Friday, August 14, 2009

Fall gardens. Really?

One side effect of cube dwelling is that I have lots of in-between-work times to indulge my internet obsessions. Like adding new shades of mascara to my perpetual shopping cart over at Lucky Vitamin or learning 30 ways to build a DIY pizza oven (which is seemingly the topic du jour on every blog I read). The result is that I know A LOT of things. Random things. I know that there are Brilliant Blue mice in a lab somewhere and that a weathered Frenchman has miraculously survived months of solo night fishing. Somehow, the only things that ever elicit my complete and total surprise are ... who'dve guessed — gardening blogs. I've found myself staring, mouth gaping, at a recent inundation of blog feeds headlined "Time to start your fall garden". Seriously? I can barely manage my summer one. Some time in July it rained and my cute tomato seedlings morphed into these barely manageable monster vines (along with everything else in the yard).
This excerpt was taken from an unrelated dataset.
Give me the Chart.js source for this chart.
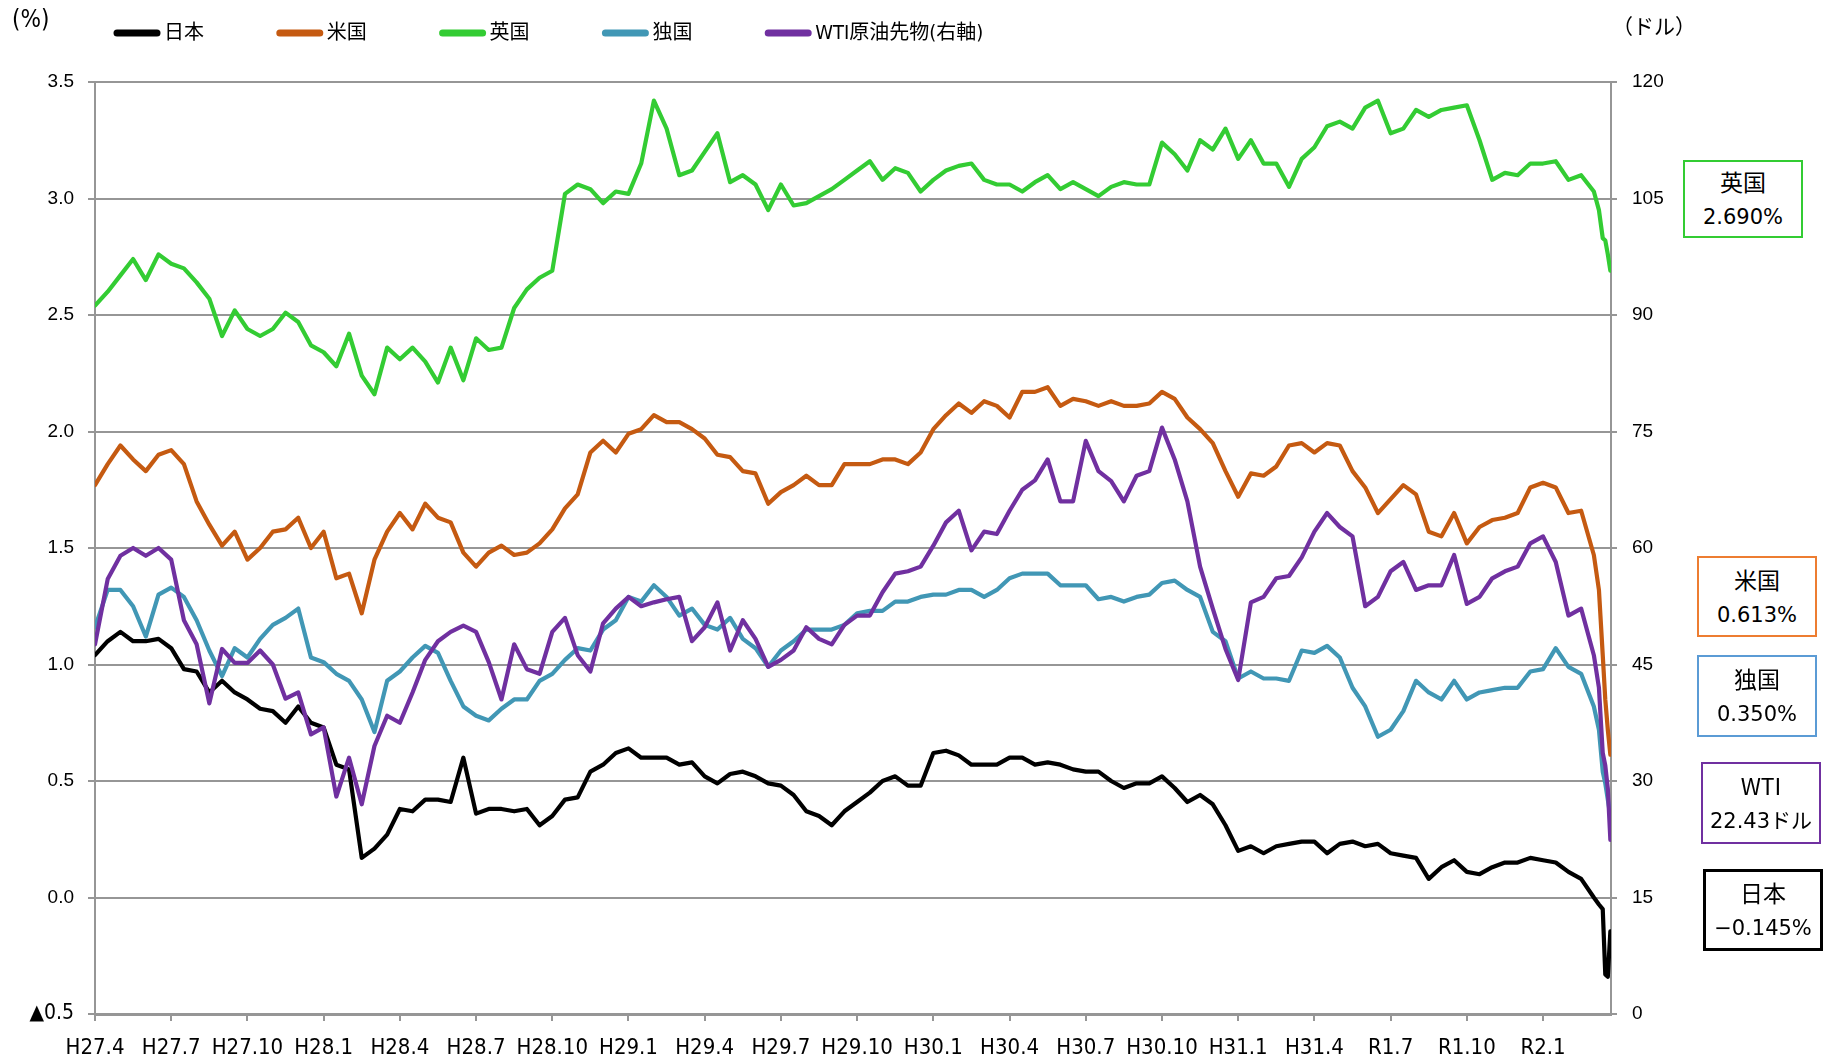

I mean, it's like the Island of Dr. Moreau out there. Last Saturday when I was using all but one foot to tie off limbs to anything that would bear them, sweat running into my eyes, covered in mosquitoes, I couldn't help but think about people starting FALL gardens. Who ARE you people? You're super-human.

1 comment:

  1. If you have a section of stuff in your garden that isn't looking so healthy right now, go ahead and take it out and plant some spinach there. Fresh spinach in the winter is wonderful. It will survive well in a raised bed. Just throw some freeze cloth over it on the coldest nights. Spinach is so expensive and it is grand to have your own. It is easy to grow.